The intent and meaning of the term “mutual benefit” in the provision becomes clear when juxtaposed with the language of the other insurance provisions of the lease. The lease expressly contemplates that both Kassis and Superior Sign will enjoy fire insurance, and the lease further provides in an “Additional Insurance” provision that Superior Sign may obtain certain types of insurance coverage just for itself. With respect to fire insurance, Kassis, “at Tenant’s sole cost and expense,” is to “keep the Premises insured for the benefit of the parties against loss or damage by fire,” and fire insurance “may be written either under separate policies in Landlord’s name or combined with other coverages acquired by Tenant.” As for the additional insurance provision, it specifies that Superior Sign, “at its sole cost and expense, may maintain insurance coverage for its *601benefit on Tenant’s leasehold improvements and Tenant’s personal property in such amounts as Tenant deems appropriate with Tenant assuming the risk of any co-insurance.” The additional insurance provision also expressly permits Superior Sign to “effect for its own account any insurance not required by the provisions of this Lease, including business interruption insurance or insurance covering Tenant’s equipment and personal property.” Plainly, where a disparity in coverage as between insureds was contemplated—i.e., where the insurance to be procured was not for the insureds’ “mutual benefit”—it was expressly noted.

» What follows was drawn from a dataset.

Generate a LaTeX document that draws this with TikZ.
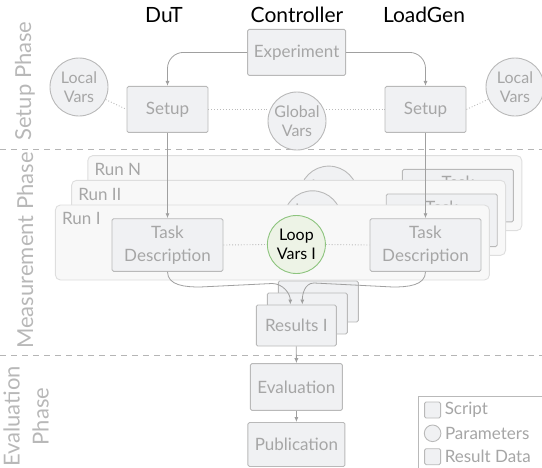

It is therefore clear that Superior Sign was obligated under the lease to procure the same level of general liability insurance coverage for Kassis as it obtained for itself, and because of that, Kassis falls within the policy’s additional insured provision. Because Kassis is considered an additional insured, Ohio Casualty is obligated to defend him in the underlying personal injury action and, if appropriate, indemnify him as an additional insured in accordance with the policy. The parties’ remaining contentions are without merit.
Accordingly, the order of the Appellate Division should be reversed, with costs, and the judgment of Supreme Court reinstated.
Judges Ciparick, Graffeo, Read, Smith, Pigott and Jones concur.
Order reversed, etc.
. Kassis has standing to bring this action because a person claiming to be an insured under an insurance policy may bring a declaratory judgment *599action against an insurer “when an actual controversy develops concerning the extent of coverage, the duty to defend, or other issues arising from the insurance contract” (Lang v Hanover Ins. Co., 3 NY3d 350, 353 [2004]).
. Under the policy, an “insured contract” includes a “contract for a lease of premises” and “[t]hat part of any other contract or agreement pertaining to your business . . . under which you assume the tort liability of another party to pay for ‘bodily injury’ or ‘property damage’ to a third person or organization.” “[T]ort liability” is further defined as a “liability that would be imposed by law in the absence of any contract or agreement.”